Supplements

A Woman’s Guide to Supplements

Just one in ten adults meet the federal fruit and vegetable recommendations, according to a 2017 study published by the Centers for Disease Control and Prevention and, as a result are missing out on essential nutrients. There are a surprising number of symptoms attributable to vitamin deficiencies. There are also a variety of dietary supplements available that can help ensure proper nutrition. Many of them designed to meet the nutritional needs of women.

Calcium

If you’re lactose intolerant or you’re cutting dairy out of your diet, you may be lacking calcium, necessitating the need for a calcium supplement. Calcium is crucial for helping to build strong, healthy bones, and should be taken with another essential nutrient – vitamin D. Recommended dietary allowances for women ages 19 to 50 is 1,000 mg. Women older than 50 need 1,200 mg of this important mineral.

Probiotics

Probiotics are good bacteria that help balance out the bad bacteria in the body. Good sources of probiotics include yogurt, kefir, miso, sauerkraut, tempeh, and kimchi. Probiotics are also available as a dietary supplement. Probiotics help to support healthy digestion, immunity, and metabolism. Other advantages include decreased inflammation and lower blood pressure. They’ve even been linked to improved mental health.

Vitamin D3

Commonly called the “sunshine vitamin,” most Vitamin D is produced naturally in your body when directly exposed to the sun. Vitamin D can also be obtained from certain foods such as fatty fish (e.g., salmon, tuna, and mackerel), egg yolks, and some dairy products. It is crucial for optimal bone health and hormonal balance. However, most adults, especially women are vitamin D deficient.

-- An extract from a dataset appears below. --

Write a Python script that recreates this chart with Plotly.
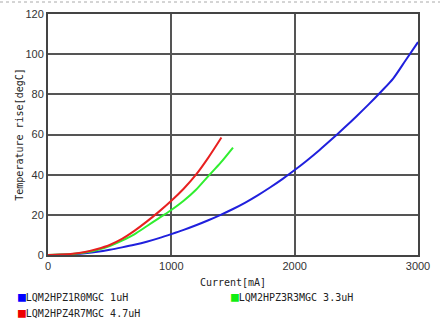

Supplementing with vitamin D3 is an effective way to increase your daily intake of this important nutrient. According to the National Institutes of Health (NIH) Office of Dietary Supplements, women up to 70 years old need 600 international units (IU) of vitamin D a day to meet recommended dietary allowances, which may still not be enough. You may need more, depending on what your doctor says.

B Complex Vitamins

There are several B complex vitamins, including B6, folic acid and B12. These vitamins work to support metabolism, prevent fatigue, and boost moods. Adequate B vitamins are needed for maintaining skin and muscle tone. Although animal products are good sources for B vitamins like B12, if you are vegetarian or vegan, you may need more of these essential nutrients. Women ages 14+ need 2.4 mcg of vitamin B12/day.

Omega-3 Fatty Acids

Omega-3 fatty acids are found in cold water, oily fish such as wild caught salmon and mackerel. They can also be found in other foods as well, like chia seeds, flaxseeds and some fortified foods. The “3” fatty acids found in these food products are alpha-linolenic acid (ALA), eicosatetraenoic acid (EPA), and docosahexaenoic acid (DHA).

Together, they pack quite a punch: Benefits include decreased risk of high cholesterol, heart disease, and some cancers. The American Heart Association recommends eating fish, especially fatty fish, at least two times a week as part of a heart healthy diet. Women can also supplement their intake of omega-3 fatty acids with a quality fish oil.